I really loved the documentary about the making of her film, because it showed her passion for filmmaking, her professionalism at such a young age, and her desire to do good work, and see her project through to completion. I mean, really – how many 12 year olds can keep their enthusiasm and momentum going on one subject for more than a few weeks – let alone two entire years? It was impressive and inspiring.

It was neat to see, too, how she and her mother got along during the entire zombie-journey. It was amazing to see how supportive both of her parents were of her endeavor, but especially her mother who provided transportation, and served as caterer, sound crew, makeup artist, props department, and special effects technician. Sometimes Mom tried to have too much influence in production, which led to some artistic differences and tension between mother and daughter, but her story, too, as mother of a child-film-producer was also interesting to watch.

I’m interested to see where these young ladies are in another 2 to 10 years.

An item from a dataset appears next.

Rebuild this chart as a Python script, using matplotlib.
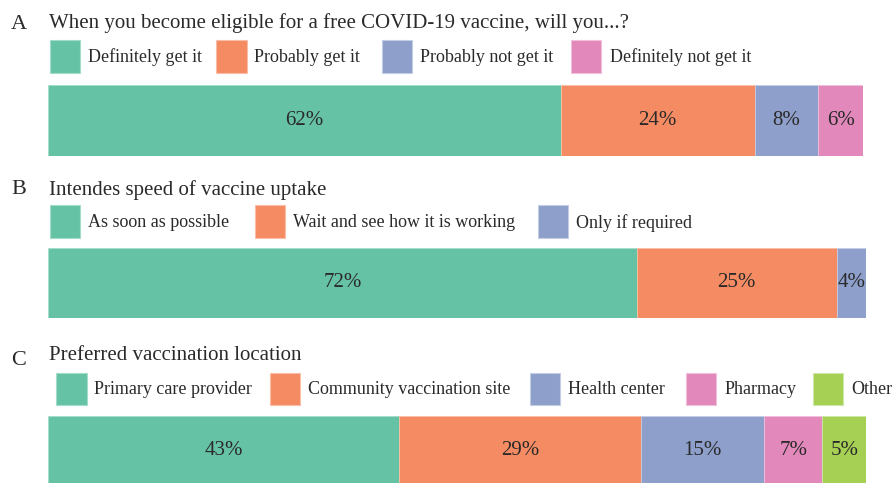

I wouldn’t be surprised at all if one is a major fashion designer and the other is getting her first Academy Award or Sundance Film Festival honor at age 18.

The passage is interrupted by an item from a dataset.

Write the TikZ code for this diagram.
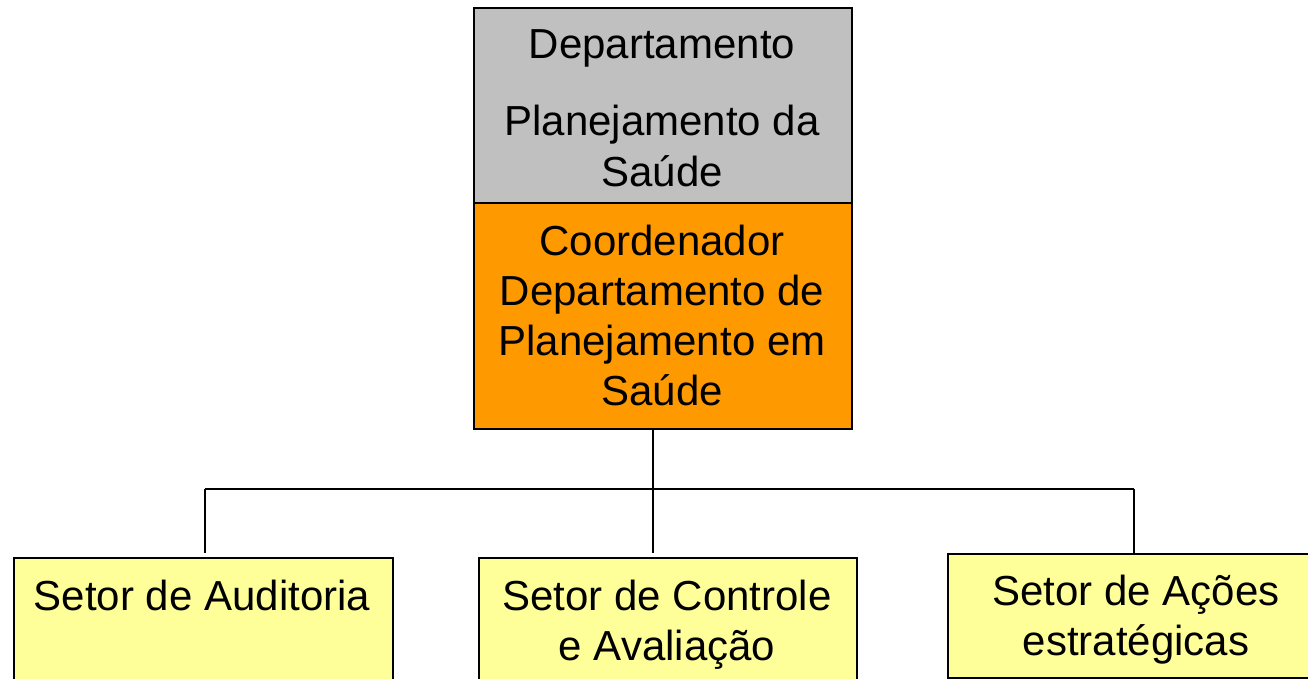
\documentclass[tikz,border=0pt]{standalone}
\usepackage{fontspec}
\setmainfont{Liberation Sans}
\definecolor{boxgray}{HTML}{C0C0C0}
\definecolor{boxorange}{HTML}{FF9900}
\definecolor{boxyellow}{HTML}{FFFF99}
\begin{document}
\begin{tikzpicture}[x=1pt,y=-1pt,
  box/.style={draw=black, line width=2.2pt, inner sep=0pt, anchor=north west},
  lbl/.style={anchor=base, inner sep=0pt, font=\fontsize{42}{50}\selectfont},
  conn/.style={draw=black, line width=2pt}]
\useasboundingbox (0,0) rectangle (1308,679);
\clip (0,0) rectangle (1308,679);
% boxes
\node[box, fill=boxgray, minimum width=378pt, minimum height=195pt] (dep) at (473,7) {};
\node[box, fill=boxorange, minimum width=378pt, minimum height=226pt] (coord) at (473,202) {};
\node[box, fill=boxyellow, minimum width=379pt, minimum height=140pt] (aud) at (13,557) {};
\node[box, fill=boxyellow, minimum width=378pt, minimum height=140pt] (ctrl) at (478,557) {};
\node[box, fill=boxyellow, minimum width=378pt, minimum height=124pt] (acoes) at (947,553) {};
% texts
\node[lbl] (dep1) at (662,59) {Departamento};
\node[lbl] (dep2) at (662,136) {Planejamento da};
\node[lbl] (dep3) at (662,186) {Saúde};
\node[lbl] (co1) at (662,255) {Coordenador};
\node[lbl] (co2) at (662,305) {Departamento de};
\node[lbl] (co3) at (662,355) {Planejamento em};
\node[lbl] (co4) at (662,405) {Saúde};
\node[lbl] (au1) at (202,610) {Setor de Auditoria};
\node[lbl] (ct1) at (667,610) {Setor de Controle};
\node[lbl] (ct2) at (667,660) {e Avaliação};
\node[lbl] (ac1) at (1136,605) {Setor de Ações};
\node[lbl] (ac2) at (1136,655) {estratégicas};
% connectors
\coordinate (jm) at (653,489);
\coordinate (jl) at (205,489);
\coordinate (jr) at (1134,489);
\draw[conn] (coord.south -| jm) -- (jm);
\draw[conn] (jl) -- (jr);
\draw[conn] (jl) -- (jl |- acoes.north);
\draw[conn] (jm) -- (jm |- acoes.north);
\draw[conn] (jr) -- (jr |- acoes.north);
\end{tikzpicture}
\end{document}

Young women like these inspire me. If we as adults, particularly us women, believed in our dreams and followed our passions with the heart and drive as these young girls – what might our world look like? Well, it might be full of zombies wearing hip, cool headbands – but I’d venture a guess that we’d all be happier, and those around us would be happier, too, because by following our passions, we would bring joy and laugher and pleasure to others. What’s more – we could inspire others – just like these young women are inspiring me – and I hope, you too!